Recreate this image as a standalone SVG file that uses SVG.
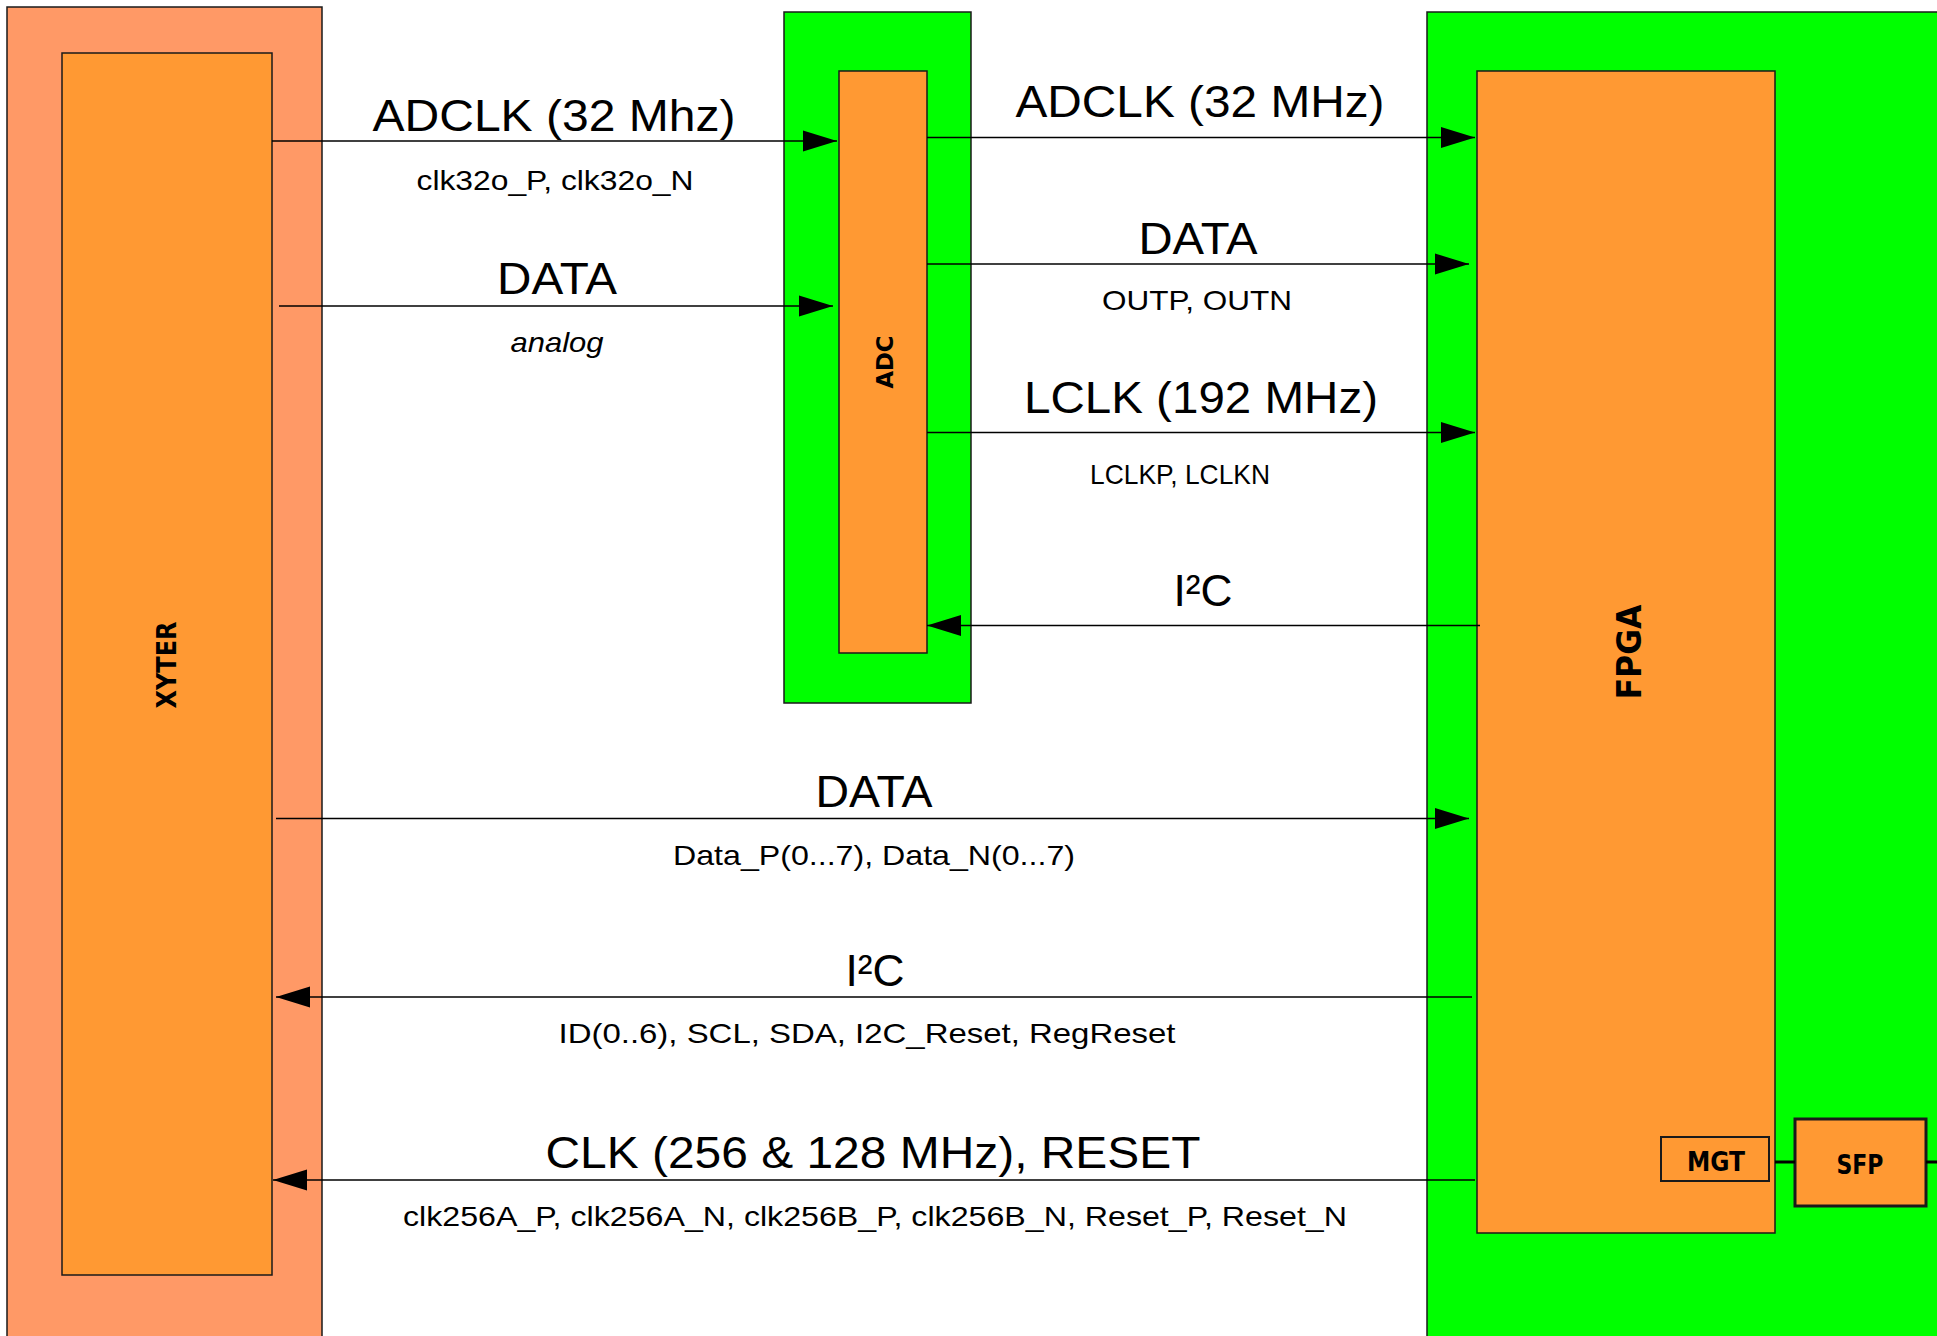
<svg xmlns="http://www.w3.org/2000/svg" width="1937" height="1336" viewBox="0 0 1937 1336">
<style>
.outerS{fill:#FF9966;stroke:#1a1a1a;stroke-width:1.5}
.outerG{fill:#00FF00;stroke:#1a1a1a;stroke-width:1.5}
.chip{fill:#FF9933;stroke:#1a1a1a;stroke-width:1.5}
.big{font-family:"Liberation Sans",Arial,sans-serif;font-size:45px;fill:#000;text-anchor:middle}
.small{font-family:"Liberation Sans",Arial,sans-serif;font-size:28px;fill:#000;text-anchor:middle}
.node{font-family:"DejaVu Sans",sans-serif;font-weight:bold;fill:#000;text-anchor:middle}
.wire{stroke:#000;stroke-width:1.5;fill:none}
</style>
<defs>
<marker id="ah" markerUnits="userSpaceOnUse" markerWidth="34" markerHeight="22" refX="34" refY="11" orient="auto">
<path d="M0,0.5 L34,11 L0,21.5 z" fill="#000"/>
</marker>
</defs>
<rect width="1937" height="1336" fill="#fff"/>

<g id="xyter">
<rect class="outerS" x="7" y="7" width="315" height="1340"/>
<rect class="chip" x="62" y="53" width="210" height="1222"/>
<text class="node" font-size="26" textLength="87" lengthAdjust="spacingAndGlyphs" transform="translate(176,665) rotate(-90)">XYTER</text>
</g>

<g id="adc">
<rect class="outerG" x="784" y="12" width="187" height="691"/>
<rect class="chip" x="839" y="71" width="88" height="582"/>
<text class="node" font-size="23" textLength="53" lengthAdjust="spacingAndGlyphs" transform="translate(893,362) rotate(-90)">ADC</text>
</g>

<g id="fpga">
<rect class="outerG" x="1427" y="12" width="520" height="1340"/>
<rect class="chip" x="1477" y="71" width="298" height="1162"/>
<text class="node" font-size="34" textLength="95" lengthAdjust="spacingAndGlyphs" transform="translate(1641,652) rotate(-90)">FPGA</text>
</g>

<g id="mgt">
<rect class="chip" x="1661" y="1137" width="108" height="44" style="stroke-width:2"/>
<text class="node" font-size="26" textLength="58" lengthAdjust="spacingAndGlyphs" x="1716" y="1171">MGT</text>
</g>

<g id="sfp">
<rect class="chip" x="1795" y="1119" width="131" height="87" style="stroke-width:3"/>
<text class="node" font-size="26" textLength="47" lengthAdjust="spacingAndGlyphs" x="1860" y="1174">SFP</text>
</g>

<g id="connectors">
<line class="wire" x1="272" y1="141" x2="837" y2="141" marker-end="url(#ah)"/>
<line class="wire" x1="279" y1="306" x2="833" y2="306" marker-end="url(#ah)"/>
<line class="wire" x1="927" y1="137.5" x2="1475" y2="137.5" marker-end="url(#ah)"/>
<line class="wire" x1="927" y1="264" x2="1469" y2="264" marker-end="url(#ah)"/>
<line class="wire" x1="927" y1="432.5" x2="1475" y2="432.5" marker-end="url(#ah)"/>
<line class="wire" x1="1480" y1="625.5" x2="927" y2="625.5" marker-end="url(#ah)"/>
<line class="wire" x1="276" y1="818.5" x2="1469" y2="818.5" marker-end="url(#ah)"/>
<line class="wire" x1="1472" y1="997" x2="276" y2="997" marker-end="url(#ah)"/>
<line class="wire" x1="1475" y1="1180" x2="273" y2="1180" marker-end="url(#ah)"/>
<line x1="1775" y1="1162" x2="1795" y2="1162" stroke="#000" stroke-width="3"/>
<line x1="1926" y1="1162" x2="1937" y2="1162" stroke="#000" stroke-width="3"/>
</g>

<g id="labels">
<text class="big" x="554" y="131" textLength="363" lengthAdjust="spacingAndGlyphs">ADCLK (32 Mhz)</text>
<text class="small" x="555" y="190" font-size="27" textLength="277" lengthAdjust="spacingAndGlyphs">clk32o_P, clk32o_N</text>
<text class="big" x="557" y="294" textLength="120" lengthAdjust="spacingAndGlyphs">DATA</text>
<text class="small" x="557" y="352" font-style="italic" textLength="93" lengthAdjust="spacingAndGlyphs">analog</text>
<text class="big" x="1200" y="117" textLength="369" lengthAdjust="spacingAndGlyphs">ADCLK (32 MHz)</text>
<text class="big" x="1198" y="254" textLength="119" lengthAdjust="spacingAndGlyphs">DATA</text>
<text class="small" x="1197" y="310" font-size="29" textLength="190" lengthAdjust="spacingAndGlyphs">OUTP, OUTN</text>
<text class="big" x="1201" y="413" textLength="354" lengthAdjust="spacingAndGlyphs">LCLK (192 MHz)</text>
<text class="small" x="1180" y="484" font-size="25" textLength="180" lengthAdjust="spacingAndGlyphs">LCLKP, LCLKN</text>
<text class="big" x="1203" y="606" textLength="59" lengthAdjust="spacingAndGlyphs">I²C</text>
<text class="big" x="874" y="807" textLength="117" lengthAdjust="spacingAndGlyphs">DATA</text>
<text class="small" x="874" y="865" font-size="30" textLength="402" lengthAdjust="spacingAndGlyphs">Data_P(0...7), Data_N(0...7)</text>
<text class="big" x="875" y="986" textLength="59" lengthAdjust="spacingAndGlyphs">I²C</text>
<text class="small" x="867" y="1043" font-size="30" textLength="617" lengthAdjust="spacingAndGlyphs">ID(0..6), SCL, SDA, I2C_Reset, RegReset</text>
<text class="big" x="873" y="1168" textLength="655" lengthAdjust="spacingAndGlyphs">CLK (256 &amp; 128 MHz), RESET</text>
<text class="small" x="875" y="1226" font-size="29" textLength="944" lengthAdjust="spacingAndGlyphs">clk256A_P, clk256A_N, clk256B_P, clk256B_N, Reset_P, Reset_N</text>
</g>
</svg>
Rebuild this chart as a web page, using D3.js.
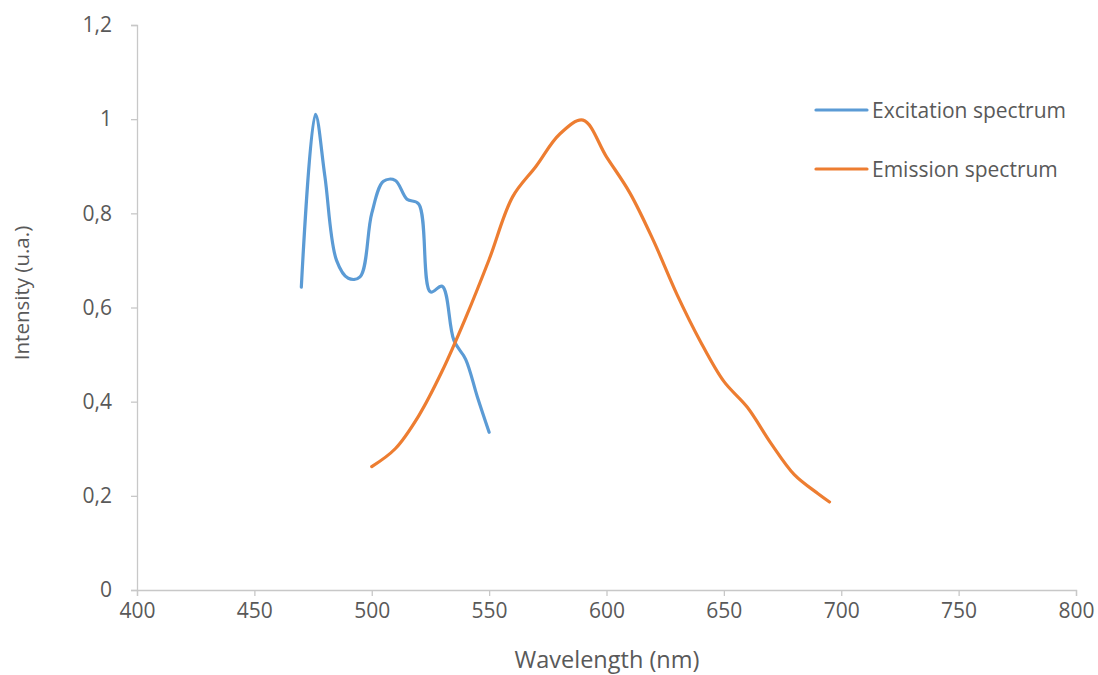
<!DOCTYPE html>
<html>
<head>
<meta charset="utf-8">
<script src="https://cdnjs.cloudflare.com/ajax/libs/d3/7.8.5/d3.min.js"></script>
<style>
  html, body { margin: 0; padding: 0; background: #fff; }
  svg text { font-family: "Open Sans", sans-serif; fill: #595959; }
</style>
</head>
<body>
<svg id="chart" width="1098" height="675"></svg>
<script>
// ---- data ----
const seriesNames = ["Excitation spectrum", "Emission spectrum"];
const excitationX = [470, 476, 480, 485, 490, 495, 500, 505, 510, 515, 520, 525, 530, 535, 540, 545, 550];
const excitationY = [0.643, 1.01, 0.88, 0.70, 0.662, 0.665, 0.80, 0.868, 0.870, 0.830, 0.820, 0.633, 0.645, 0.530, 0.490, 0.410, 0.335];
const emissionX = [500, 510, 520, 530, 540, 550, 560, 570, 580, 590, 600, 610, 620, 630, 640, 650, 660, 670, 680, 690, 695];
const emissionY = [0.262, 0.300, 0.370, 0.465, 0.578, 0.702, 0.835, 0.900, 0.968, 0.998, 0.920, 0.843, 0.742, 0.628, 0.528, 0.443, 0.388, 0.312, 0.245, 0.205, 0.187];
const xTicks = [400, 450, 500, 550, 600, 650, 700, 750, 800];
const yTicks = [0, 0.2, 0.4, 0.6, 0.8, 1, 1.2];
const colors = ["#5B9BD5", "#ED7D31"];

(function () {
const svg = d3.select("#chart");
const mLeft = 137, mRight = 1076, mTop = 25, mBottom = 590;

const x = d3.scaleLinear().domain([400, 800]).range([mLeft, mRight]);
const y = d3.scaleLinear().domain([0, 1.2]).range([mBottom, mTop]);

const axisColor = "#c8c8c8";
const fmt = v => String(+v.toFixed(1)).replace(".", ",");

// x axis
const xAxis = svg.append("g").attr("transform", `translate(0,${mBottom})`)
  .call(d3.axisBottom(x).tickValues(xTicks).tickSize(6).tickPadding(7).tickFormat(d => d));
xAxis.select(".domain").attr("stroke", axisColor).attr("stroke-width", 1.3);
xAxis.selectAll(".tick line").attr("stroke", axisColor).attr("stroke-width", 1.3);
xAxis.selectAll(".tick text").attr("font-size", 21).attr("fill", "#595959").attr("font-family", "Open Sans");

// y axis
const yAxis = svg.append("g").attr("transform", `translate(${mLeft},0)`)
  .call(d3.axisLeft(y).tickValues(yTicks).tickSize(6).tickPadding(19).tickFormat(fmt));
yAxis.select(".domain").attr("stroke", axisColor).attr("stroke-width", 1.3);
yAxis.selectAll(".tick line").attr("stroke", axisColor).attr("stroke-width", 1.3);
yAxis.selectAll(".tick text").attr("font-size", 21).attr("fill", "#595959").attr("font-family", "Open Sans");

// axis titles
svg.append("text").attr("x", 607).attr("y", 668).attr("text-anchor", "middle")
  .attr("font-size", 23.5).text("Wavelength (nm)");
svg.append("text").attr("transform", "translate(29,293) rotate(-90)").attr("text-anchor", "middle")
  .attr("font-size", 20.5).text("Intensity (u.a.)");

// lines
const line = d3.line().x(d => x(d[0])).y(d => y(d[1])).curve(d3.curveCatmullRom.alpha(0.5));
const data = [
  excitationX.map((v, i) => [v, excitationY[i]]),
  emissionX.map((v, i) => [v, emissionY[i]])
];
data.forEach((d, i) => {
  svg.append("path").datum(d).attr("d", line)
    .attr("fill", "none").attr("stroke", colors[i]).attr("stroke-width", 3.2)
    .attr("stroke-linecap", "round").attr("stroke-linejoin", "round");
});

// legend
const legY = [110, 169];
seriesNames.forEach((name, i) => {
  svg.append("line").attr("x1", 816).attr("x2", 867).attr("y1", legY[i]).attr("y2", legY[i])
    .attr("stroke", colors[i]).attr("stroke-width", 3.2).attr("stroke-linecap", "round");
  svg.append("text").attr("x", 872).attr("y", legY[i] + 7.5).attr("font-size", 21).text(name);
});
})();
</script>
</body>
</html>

> DIRECTION: A line counts if it holds the word "chart". Work out how many lines in the listing count, and give only that number.

> WRITTEN RESPONSE: 3